Non Readers: In The Lens

Michelle T. Jayme
Principal I

Before the pandemic came, school concerns are mainly on the pupils’ learning outcomes primarily because the number of school non-readers is one the gauges of school performance, zero non- reader would mean that school is better with those who have non-readers.

Every school is required to have reading teacher which is equivalent to one teaching load. This served as one of the interventions made to lessen if not to eliminate the number of non-readers. School reading intervention are also being implemented to focus on non-readers. Designs of reading intervention are based on school needs and situation. Actions researches on reading difficulties are highly encouraged to find recommendations and conclusion towards the improvement of reading skills of the learners. In addition to these, teachers were also advised to practice home visitations to connect with the parents, create reading intervention materials and give focus to the needs of non-reader pupils. After exhausting teachers’ efforts, most schools still end up with non-readers.

It is common knowledge that reading difficulties of non-readers may root from one of these factors or in combination; malnutrition, absenteeism, school factors such as class size, presence of reading materials and number of hours allotted for reading, teacher factors such the suitability of teaching reading strategies utilized and home/ environment factors such as parental guidance.
More on these, educators must know the types of reading difficulties of children to address their needs and can use as basis of correct intervention plan. Reading difficulties can appear in many different types. The following are types reading difficulties or dyslexia according

1. Dysphonesia: (Auditory) Children in this category have difficulty in reading (decoding) words and spelling (encoding) words. It is also known as Auditory Dyslexia, Phonological Dyslexia, or Dysphonetic dyslexia. Learners with difficulty often are able to memorize sight words but cannot sound out new ones or figure out what they are. Often in the earlier grades, their reading difficulty is not always picked up because many of the words can be learnt by sight. Their spelling is however generally very weak. Errors in spelling show a lack of phonetic knowledge while errors in reading include substitutions based on small clues and are also semantic.
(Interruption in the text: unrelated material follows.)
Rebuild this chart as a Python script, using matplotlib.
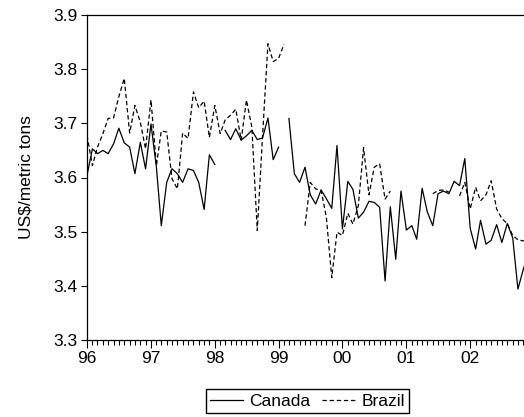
import matplotlib
matplotlib.use("Agg")
import matplotlib.pyplot as plt
import matplotlib.dates as mdates
import numpy as np
import pandas as pd

nan = np.nan

months = pd.date_range("1996-01-01", "2002-12-01", freq="MS")

canada = [
    3.604, 3.653, 3.644, 3.650, 3.644, 3.662, 3.691, 3.664, 3.656, 3.607, 3.665, 3.616,
    3.699, 3.619, 3.511, 3.591, 3.616, 3.607, 3.591, 3.616, 3.613, 3.591, 3.541, 3.642,
    3.624, nan, 3.687, 3.670, 3.690, 3.669, 3.677, 3.687, 3.670, 3.673, 3.710, 3.633,
    3.656, nan, 3.709, 3.607, 3.591, 3.619, 3.568, 3.551, 3.577, 3.561, 3.543, 3.659,
    3.505, 3.593, 3.578, 3.525, 3.536, 3.556, 3.554, 3.545, 3.409, 3.546, 3.449, 3.575,
    3.503, 3.511, 3.486, 3.580, 3.536, 3.511, 3.570, 3.575, 3.570, 3.593, 3.585, 3.635,
    3.506, 3.468, 3.521, 3.477, 3.484, 3.513, 3.480, 3.515, 3.489, 3.394, 3.431, 3.460,
]

brazil = [
    3.678, 3.622, 3.656, 3.681, 3.709, 3.710, 3.749, 3.783, 3.682, 3.733, 3.702, 3.653,
    3.743, 3.622, 3.686, 3.684, 3.598, 3.579, 3.682, 3.672, 3.758, 3.729, 3.741, 3.674,
    3.733, 3.681, 3.706, 3.715, 3.726, 3.669, 3.743, 3.693, 3.502, 3.675, 3.847, 3.814,
    3.820, 3.846, nan, nan, nan, 3.511, 3.591, 3.579, 3.576, 3.527, 3.415, 3.499,
    3.493, 3.534, 3.514, 3.548, 3.655, 3.568, 3.619, 3.625, 3.560, 3.575, nan, nan,
    nan, nan, nan, nan, nan, 3.570, 3.576, 3.577, 3.573, nan, 3.566, 3.591,
    3.542, 3.582, 3.557, 3.568, 3.594, 3.542, 3.524, 3.515, 3.493, 3.485, 3.483, 3.482,
]

y_ticks = [3.3, 3.4, 3.5, 3.6, 3.7, 3.8, 3.9]

plt.rcParams["font.family"] = ["Liberation Sans", "DejaVu Sans"]
plt.rcParams["font.size"] = 12.5

fig = plt.figure(figsize=(5.24, 4.17), dpi=100)
ax = fig.add_axes([87 / 524, 77 / 417, 441.6 / 524, 325 / 417])

ax.plot(months, canada, color="black", linewidth=0.9, label="Canada")
ax.plot(months, brazil, color="black", linewidth=0.9,
        linestyle=(0, (3.5, 2.2)), label="Brazil")

ax.set_xlim(months[0], months[-1])
ax.set_ylim(3.3, 3.9)
ax.set_yticks(y_ticks)
ax.set_yticklabels([f"{v:.1f}" for v in y_ticks])
ax.xaxis.set_major_locator(mdates.YearLocator())
ax.xaxis.set_major_formatter(mdates.DateFormatter("%y"))
ax.xaxis.set_minor_locator(mdates.MonthLocator())

ax.tick_params(axis="x", which="major", direction="out", length=6, width=0.8, pad=2)
ax.tick_params(axis="x", which="minor", direction="out", length=3.5, width=0.8)
ax.tick_params(axis="y", direction="out", length=4, width=0.8, pad=3)
for side in ax.spines.values():
    side.set_linewidth(0.9)

ax.set_ylabel("US$/metric tons", labelpad=14)

fig.legend(loc="center", bbox_to_anchor=(307.5 / 524, 1 - 401 / 417), ncol=2,
           frameon=True, fancybox=False, edgecolor="black", framealpha=1,
           borderpad=0.25, handlelength=1.9, handletextpad=0.35,
           columnspacing=0.7, borderaxespad=0)

fig.savefig("out.png", dpi=100)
2. Dyseidesia: (Visual) (Also known as Surface Dyslexia or Visual Dyslexia). Children with this type of RD have difficulty in recognizing sight words and spend a great deal of time decoding word by word as they read. This affects their reading speed significantly. Children with the dyseidetic type of dyslexia are able to sound out individual letters phonetically but have trouble identifying patterns of letters in groups. Their spelling tends to be phonetic even when incorrect (laf for laugh). Children in this group have deficits in vision and memory of letters and word shapes, making it difficult for them to develop a sight vocabulary. However, they have the ability to acquire adequate phonetic skills.

3. Dysnemkinesia: (Motor) Reversal problems in writing and printing. This literally means “poor memory of motor movements and this type involves number and letter reversals. It involves the frontal lobe, left hemisphere for right handed and right hemisphere for left handed. These children are identified quite easily as they tend to reverse b/d p/q and words such as no (on) and saw (was)

4. Dysphoneidesia: A combination of Dysphoneisa and Dyseidesia; this is also called Mixed Dyslexia. This is a combination of phonological and visual Dyslexia. These students have severe deficits in reading as well as visual motor integration and working memory.

5. Dysnemkineidesia: A combination of motor difficulties (writing) and sight word recogntion.

6. Dysnemkinphonesia: A combination of phonetic and motor dyslexia

7. Dysnemkinphoneidesia: A combination of phonetic awareness, motor difficulties and sight word recognition.

Not unless these reading difficulties were identified both teachers and pupils will find it hard to find solutions to pupils reading difficulties. Upon identifying reading difficulties teachers may now craft or adopt reading intervention for them.

A sudden shift of focus came in as pandemic came. Parents must be involved and knowledgeable on this reading difficulties specially if their children have these problems in reading.